Permanent Art

LOVE

Conceived in a time when the United States was consumed by the Vietnam War, LOVE became a symbol for Peace. This famous sculpture by Robert Indiana (1969-1999) is one of the most celebrated works within the pop art movement and the art world as a whole.

 

Purchased through the Scottsdale Public Art Program with in-kind support from Pascal and Sylvie de Sarthe of Scottsdale, and Simon and Gilian Salama-Caro of New York, LOVE is a 144" (h) x144" (w) x72" (d) sculpture made of poly-chromed red and blue aluminum, weighing 3,800 lbs. There are a number of different colored editions, Scottsdale's purchase was the first in a series of five (with two artist proofs). 

 

LOVE has been a fixture in the art of Robert Indiana.
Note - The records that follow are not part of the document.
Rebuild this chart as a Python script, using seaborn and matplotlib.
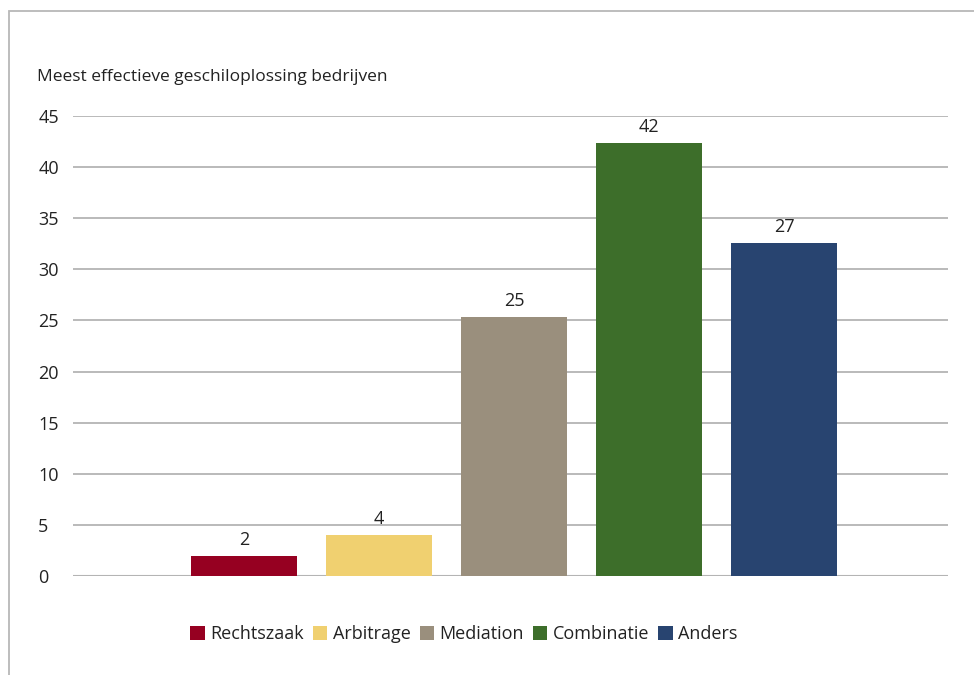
import matplotlib
matplotlib.use("Agg")
import matplotlib.pyplot as plt
from matplotlib.patches import Patch, Rectangle
import seaborn as sns

categories = ["Rechtszaak", "Arbitrage", "Mediation", "Combinatie", "Anders"]
heights = [2, 4, 25.3, 42.4, 32.6]
value_labels = ["2", "4", "25", "42", "27"]
colors = ["#960021", "#f0d070", "#9a8f7d", "#3d6e2a", "#284470"]
yticks = [0, 5, 10, 15, 20, 25, 30, 35, 40, 45]
title = "Meest effectieve geschiloplossing bedrijven"

TEXT = "#222222"
GRID = "#b4b4b4"

sns.set_theme(style="white")
plt.rcParams["font.family"] = ["Open Sans", "DejaVu Sans"]

fig = plt.figure(figsize=(9.74, 6.75), dpi=100)
ax = fig.add_axes([73 / 974, 1 - 576 / 675, (948 - 73) / 974, (576 - 116) / 675])

sns.barplot(x=categories, y=heights, hue=categories, palette=colors,
            width=0.785, saturation=1, linewidth=0, legend=False, ax=ax)

for patch, lab in zip(ax.patches, value_labels):
    ax.annotate(lab, (patch.get_x() + patch.get_width() / 2, patch.get_height()),
                xytext=(0, 5), textcoords="offset points", ha="center", va="bottom",
                fontsize=13, color=TEXT)

ax.set_xlim(-1.267, 5.215)
ax.set_ylim(0, 45)
ax.set_yticks(yticks)
ax.set_xticks([])
ax.set_xlabel("")
ax.set_ylabel("")
ax.yaxis.grid(True, color=GRID, linewidth=1.3)
ax.set_axisbelow(True)
for s in ax.spines.values():
    s.set_visible(False)
ax.tick_params(axis="y", length=0, pad=25, labelsize=13, labelcolor=TEXT)
for t in ax.get_yticklabels():
    t.set_horizontalalignment("left")
ax.axhline(0, color=GRID, linewidth=1.5, zorder=0.5)

fig.text(37 / 974, 1 - 77 / 675, title, fontsize=12.5, color=TEXT, va="center", ha="left")

handles = [Patch(facecolor=c, edgecolor="none", label=n) for c, n in zip(colors, categories)]
fig.legend(handles=handles, loc="center", bbox_to_anchor=(464 / 974, 1 - 634 / 675),
           ncol=5, frameon=False, fontsize=13, handlelength=0.8, handleheight=0.8,
           handletextpad=0.3, columnspacing=0.5, labelcolor=TEXT)

fig.add_artist(Rectangle((9 / 974, -0.1), 1.2, 1 - 11 / 675 + 0.1, transform=fig.transFigure,
                         facecolor="none", edgecolor="#b8b8b8", linewidth=1.3))

fig.savefig("out.png", dpi=100, facecolor="white")
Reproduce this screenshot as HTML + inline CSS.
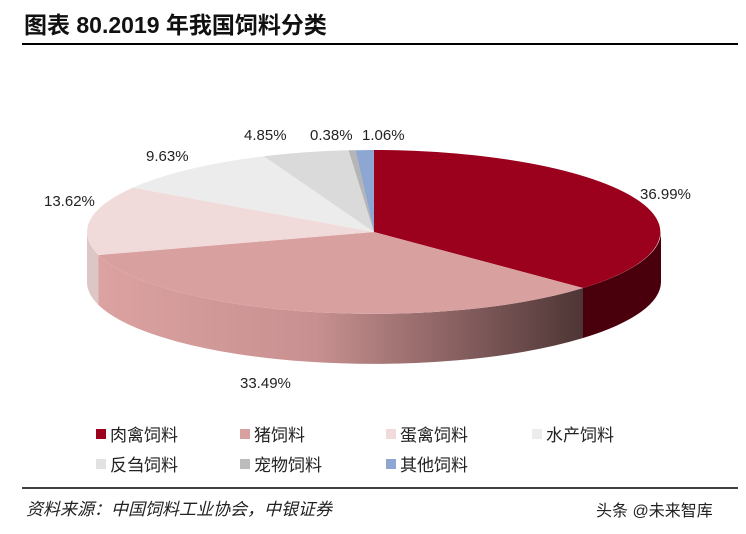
<!DOCTYPE html>
<html><head><meta charset="utf-8"><style>
body{margin:0;background:#fff;width:746px;height:534px;overflow:hidden;font-family:"Liberation Sans","Noto Sans CJK SC",sans-serif}
.t{position:absolute;left:24px;top:6px;font-size:23px;font-weight:bold;color:#111}
</style></head><body>
<div class="t">图表 80.2019 年我国饲料分类</div>
<svg width="746" height="534" style="position:absolute;left:0;top:0">
<line x1="22" y1="44" x2="738" y2="44" stroke="#000" stroke-width="2"/>
<defs><linearGradient id="g" x1="0" x2="1" y1="0" y2="0">
<stop offset="0" stop-color="#dca2a2"/><stop offset="0.45" stop-color="#c89090"/><stop offset="1" stop-color="#4e3535"/></linearGradient></defs>
<path d="M661,232 A287,82 0 0 1 583,288 L583,338 A287,82 0 0 0 661,282 Z" fill="#4a000c"/>
<path d="M583,288 A287,82 0 0 1 98.5,255 L98.5,305 A287,82 0 0 0 583,338 Z" fill="url(#g)"/>
<path d="M98.5,255 A287,82 0 0 1 87,232 L87,282 A287,82 0 0 0 98.5,305 Z" fill="#dcc6c6"/>
<path d="M374,232 L374,150 A287,82 0 0 1 583,288 Z" fill="#9b001c"/>
<path d="M374,232 L583,288 A287,82 0 0 1 98.5,255 Z" fill="#d9a0a0"/>
<path d="M374,232 L98.5,255 A287,82 0 0 1 132.9,187.6 Z" fill="#f1dada"/>
<path d="M374,232 L132.9,187.6 A287,82 0 0 1 263.8,156.3 Z" fill="#ececec"/>
<path d="M374,232 L263.8,156.3 A287,82 0 0 1 348.5,150.3 Z" fill="#dadada"/>
<path d="M374,232 L348.5,150.3 A287,82 0 0 1 355.5,150.2 Z" fill="#b5b5b5"/>
<path d="M374,232 L355.5,150.2 A287,82 0 0 1 374,150 Z" fill="#8ea6d2"/>
<g font-size="15" fill="#222" font-family="Liberation Sans,sans-serif">
<text x="640" y="199">36.99%</text>
<text x="240" y="388">33.49%</text>
<text x="44" y="206">13.62%</text>
<text x="146" y="161">9.63%</text>
<text x="244" y="140">4.85%</text>
<text x="310" y="140">0.38%</text>
<text x="362" y="140">1.06%</text>
</g>
<g font-size="17" fill="#222">
<rect x="96" y="429" width="10" height="10" fill="#9b001c"/><text x="110" y="441">肉禽饲料</text>
<rect x="240" y="429" width="10" height="10" fill="#d9a0a0"/><text x="254" y="441">猪饲料</text>
<rect x="386" y="429" width="10" height="10" fill="#f1dada"/><text x="400" y="441">蛋禽饲料</text>
<rect x="532" y="429" width="10" height="10" fill="#ececec"/><text x="546" y="441">水产饲料</text>
<rect x="96" y="459" width="10" height="10" fill="#e2e2e2"/><text x="110" y="471">反刍饲料</text>
<rect x="240" y="459" width="10" height="10" fill="#bcbcbc"/><text x="254" y="471">宠物饲料</text>
<rect x="386" y="459" width="10" height="10" fill="#8ea6d2"/><text x="400" y="471">其他饲料</text>
</g>
<line x1="22" y1="488" x2="738" y2="488" stroke="#000" stroke-width="1.5"/>
<text x="26" y="515" font-size="17" font-style="italic" fill="#222">资料来源：中国饲料工业协会，中银证券</text>
<text x="596" y="516" font-size="16" fill="#222">头条 @未来智库</text>
</svg>
</body></html>
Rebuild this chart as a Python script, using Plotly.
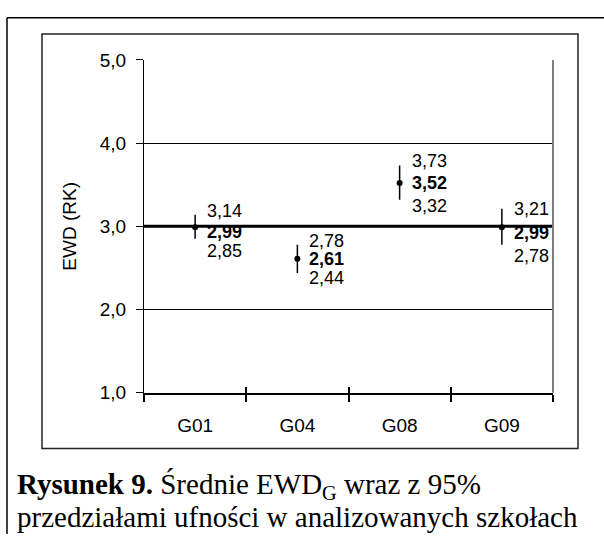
import plotly.graph_objects as go

# ---------------- data ----------------
schools = ["G01", "G04", "G08", "G09"]
means = [2.99, 2.61, 3.52, 2.99]
upper = [3.14, 2.78, 3.73, 3.21]
lower = [2.85, 2.44, 3.32, 2.78]
reference = 3.0
y_range = [1, 5]
y_title = "EWD (RK)"
caption_1 = "<b>Rysunek 9.</b> Średnie EWD<sub>G</sub> wraz z 95%"
caption_2 = "przedziałami ufności w analizowanych szkołach"

# ---------------- style ----------------
W, H = 604, 545
SANS = "Liberation Sans, Arial, sans-serif"
SERIF = "Liberation Serif, Times New Roman, serif"
FS_TICK = 19
FS_LABEL = 18
CAP_FS = 29
# label pixel nudges: upper label moved up, mean / lower labels moved down
nudge_up = [4, 4, 5, 0]
nudge_mid = [5, 0, 0, 6]
nudge_low = [12, 5, 6, 11]
label_dx = 10


def fmt(v):
    return f"{v:.2f}".replace(".", ",")


def px(xp):
    return xp / W


def py(yp):
    return 1 - yp / H


fig = go.Figure()

fig.add_trace(go.Scatter(
    x=schools, y=means, mode="markers",
    marker=dict(color="black", size=6),
    error_y=dict(type="data", symmetric=False,
                 array=[u - m for u, m in zip(upper, means)],
                 arrayminus=[m - l for m, l in zip(means, lower)],
                 color="black", thickness=1.5, width=0),
    showlegend=False, hoverinfo="skip", cliponaxis=False,
))
# invisible trace on secondary x axis (for crossing tick marks)
fig.add_trace(go.Scatter(x=schools, y=[None] * len(schools), xaxis="x2",
                         mode="markers", showlegend=False, hoverinfo="skip"))

label_font = dict(family=SANS, size=FS_LABEL, color="black")
annotations = []
for i, s in enumerate(schools):
    annotations.append(dict(x=s, y=upper[i], xref="x", yref="y", text=fmt(upper[i]),
                            xanchor="left", yanchor="middle", xshift=label_dx,
                            yshift=nudge_up[i], showarrow=False, font=label_font))
    annotations.append(dict(x=s, y=means[i], xref="x", yref="y",
                            text="<b>" + fmt(means[i]) + "</b>",
                            xanchor="left", yanchor="middle", xshift=label_dx,
                            yshift=-nudge_mid[i], showarrow=False, font=label_font))
    annotations.append(dict(x=s, y=lower[i], xref="x", yref="y", text=fmt(lower[i]),
                            xanchor="left", yanchor="middle", xshift=label_dx,
                            yshift=-nudge_low[i], showarrow=False, font=label_font))

annotations.append(dict(x=px(15), y=py(495), xref="paper", yref="paper",
                        text=caption_1, xanchor="left", yanchor="middle",
                        showarrow=False, font=dict(family=SERIF, size=CAP_FS, color="black")))
annotations.append(dict(x=px(15), y=py(527), xref="paper", yref="paper",
                        text=caption_2, xanchor="left", yanchor="middle",
                        showarrow=False, font=dict(family=SERIF, size=CAP_FS, color="black")))

shapes = [
    # outer frame (top + left)
    dict(type="line", xref="paper", yref="paper", x0=px(7), x1=1, y0=py(8), y1=py(8),
         line=dict(color="black", width=1.5)),
    dict(type="line", xref="paper", yref="paper", x0=px(7), x1=px(7), y0=0, y1=py(8),
         line=dict(color="black", width=1.5)),
    # chart box
    dict(type="rect", xref="paper", yref="paper", x0=px(42), x1=px(578), y0=py(456), y1=py(25),
         line=dict(color="#222222", width=1.5)),
    # right border of plot area
    dict(type="line", xref="x domain", yref="y domain", x0=1, x1=1, y0=0, y1=1,
         line=dict(color="#808080", width=2)),
    # reference line
    dict(type="line", xref="x domain", yref="y", x0=0, x1=1, y0=reference, y1=reference,
         line=dict(color="black", width=3), layer="below"),
]

xdom = [px(144), px(553)]
fig.update_layout(
    width=W, height=H,
    margin=dict(l=0, r=0, t=0, b=0),
    paper_bgcolor="white", plot_bgcolor="white",
    separators=", ",
    showlegend=False,
    xaxis=dict(domain=xdom, type="category", categoryorder="array", categoryarray=schools,
               range=[-0.5, len(schools) - 0.5], showline=True, linecolor="black", linewidth=2,
               ticks="outside", ticklen=7, tickwidth=1.5, tickcolor="black",
               tickson="boundaries", showgrid=False, zeroline=False,
               tickfont=dict(family=SANS, size=FS_TICK, color="black"),
               ticklabelstandoff=15, fixedrange=True),
    xaxis2=dict(domain=xdom, type="category", categoryorder="array", categoryarray=schools,
                range=[-0.5, len(schools) - 0.5], overlaying="x", anchor="y", side="bottom",
                ticks="inside", ticklen=6, tickwidth=1.5, tickcolor="black",
                tickson="boundaries", showticklabels=False, showline=False,
                showgrid=False, zeroline=False, fixedrange=True),
    yaxis=dict(domain=[py(398), py(52)], range=y_range, tick0=1, dtick=1,
               tickformat=".1f", showgrid=True, gridcolor="black", gridwidth=1,
               showline=True, linecolor="black", linewidth=1, zeroline=False,
               ticks="outside", ticklen=7, tickwidth=1, tickcolor="black",
               tickfont=dict(family=SANS, size=FS_TICK, color="black"),
               ticklabelstandoff=6,
               title=dict(text=y_title, font=dict(family=SANS, size=FS_TICK, color="black"),
                          standoff=18),
               fixedrange=True),
    annotations=annotations,
    shapes=shapes,
)

fig.write_html("out.html")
Its form and structure have changed significantly throughout the years from 1958-1966 and even through to today. The iconography first appeared in a series of poems originally written in 1958, in which Indiana stacked LO and VE on top of one another. The first LOVE sculpture was carved out of a solid block of aluminum, highly unpolished, that the pop artist had made for a show at the Stable Gallery in 1966. The idea for the sculptural piece originated from a visit to a Christian Science church in Indianapolis, where Robert was taken by an adorned banner that read "GOD is LOVE." He then created a painting for an exhibition held in what was formerly a Christian Science church. It depicted the reverse of the previous banner, stating "LOVE is GOD."

 

Shortly after, Indiana was commissioned to design a Christmas card for the Museum of Modern Art, for which he made three small paintings of the word love in red, blue and green. These cards were printed in 1965 and since have been the most popular card MoMA has ever published. Since then LOVE has become a cultural icon and has been used extensively throughout the art world and media, with and without the artist's approval. The image has been transformed into T-shirts, mugs, rugs and posters. The 330-million United States postal stamps issued in the 1970s are one of the more popular examples of the mass reproduction and appropriation of this image.

 

Robert Indiana, originally Robert Clark, was a seminal figure in the pop art movement. Born in New Castle, Indiana in 1928, he studied in both the United States and Europe before settling in New York in 1956. He has called himself a sign painter, incorporating symbols, signs, letters and words throughout his art. Indiana's work has been inspired by old trade names, traffic signs, automatic amusement machines and commercial stencils. He has created poems, paintings, sculptures, silk screens and posters. Pieces by Indiana stem from not only symmetry, color and form, but also content that addresses politics, religion and the human condition.

 

The art of Robert Indiana has been exhibited at The Guggenheim Museum, New York, The Institute of Contemporary Art, Boston, The Institute of Contemporary Art, Philadelphia, The Museum of Modern Art, New York, The National Museum of American Art, Smithsonian Institute, Washington, DC, The Whitney Museum of American Art, New York, and numerous other museums and galleries across the world. In 1970 he received an Honorary Doctor of Fine Arts from Franklin and Marshall College, Lancaster, Pennsylvania, as well as one in 1977 from the University of Indiana and another in 1981 from Colby College. A collective retrospective of his work was shown at the Musée D'Art Moderne Contemporain, Nice, France, in 1998 and more have followed. Indiana is a celebrated artist whose realist approach, (as coined by the Sidney Janis Gallery, New York), helped define a generation of art and artists.